Effects of magnetic field and structural parameters on multi-photon absorption spectra in Morse quantum wells with electron-phonon interactions

TL;DR

This paper provides a comprehensive theoretical analysis of multi-photon nonlinear optical absorption in Morse quantum wells under magnetic fields, highlighting how structural parameters influence absorption spectra and potential optoelectronic applications.

Contribution

The study introduces a detailed model incorporating electron-phonon interactions and magnetic effects to analyze multi-photon absorption in Morse quantum wells, revealing parameter-dependent spectral shifts and intensities.

Findings

1PA peaks are larger and to the right of 2PA peaks.

Increasing magnetic field and aluminum concentration causes a blue shift.
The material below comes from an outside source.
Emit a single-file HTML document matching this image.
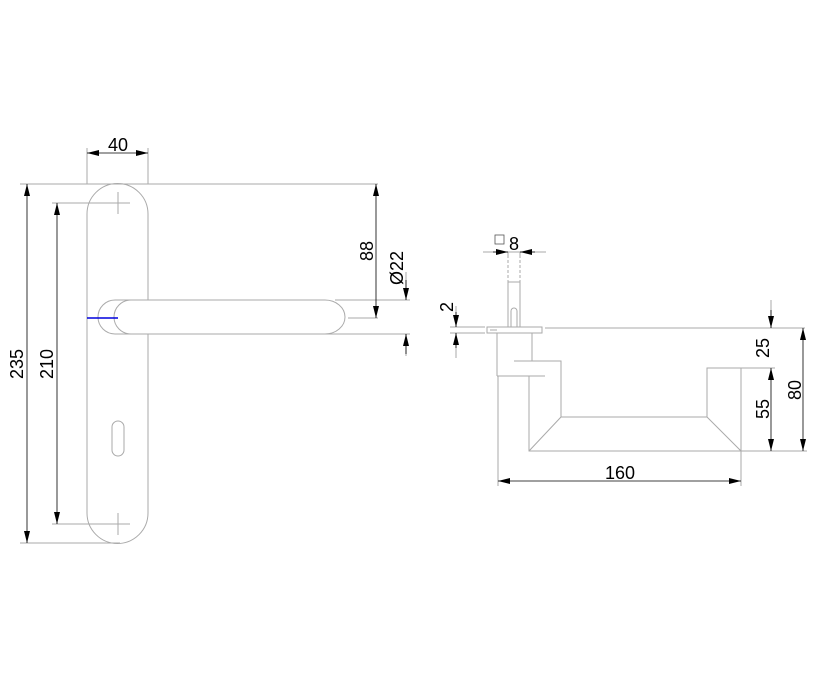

QW width increase results in a red shift and reduced FWHM.

Abstract

We present a systematic theoretical study of the multi-photon nonlinear optical absorption properties of a $\text{GaAs/A}{{\text{l}}_{x}}\text{G}{{\text{a}}_{1-x}}\text{As}$ based quantum well (QW) structure with Morse confinement potential under the influence of a magnetic field. Based on the stationary states due to the electron confinement in Morse QWs and the Landau levels obtained by solving the Schrodinger equation in the effective mass approximation, we have developed calculations for the optical absorption power with MPA using second-order perturbation theory. Our model accounts for electron-phonon interactions and considers both optical and acoustic phonon mechanisms in the MPA process. Our findings show that the one-photon absorption (1PA) peaks are larger and appear to the right of the two-photon absorption (2PA) peaks, whereas 2PA peaks are larger and occur to the right of three-photon absorption (3PA) peaks. The resonance peak positions follow the magneto-phonon resonance condition and are temperature-independent. Increasing the magnetic field and aluminum concentration induces a blue shift in the absorption spectra, whereas increasing the QW width leads to a red shift. Variations in magnetic field, aluminum concentration, and QW width also affect the peak intensities and full-width at half maximum (FWHM), with increasing values of the former two enhancing the FWHM, while expanding the QW width reduces it. Thermal excitations increase peak intensity without shifting their positions. Our study highlights the significance of nonlinear absorption processes (2PA, 3PA) in understanding optical absorption, despite their smaller FWHM compared to linear absorption (1PA). Overall, the Morse QW model demonstrates promising magneto-optical properties, making it a strong candidate for future optoelectronic device applications.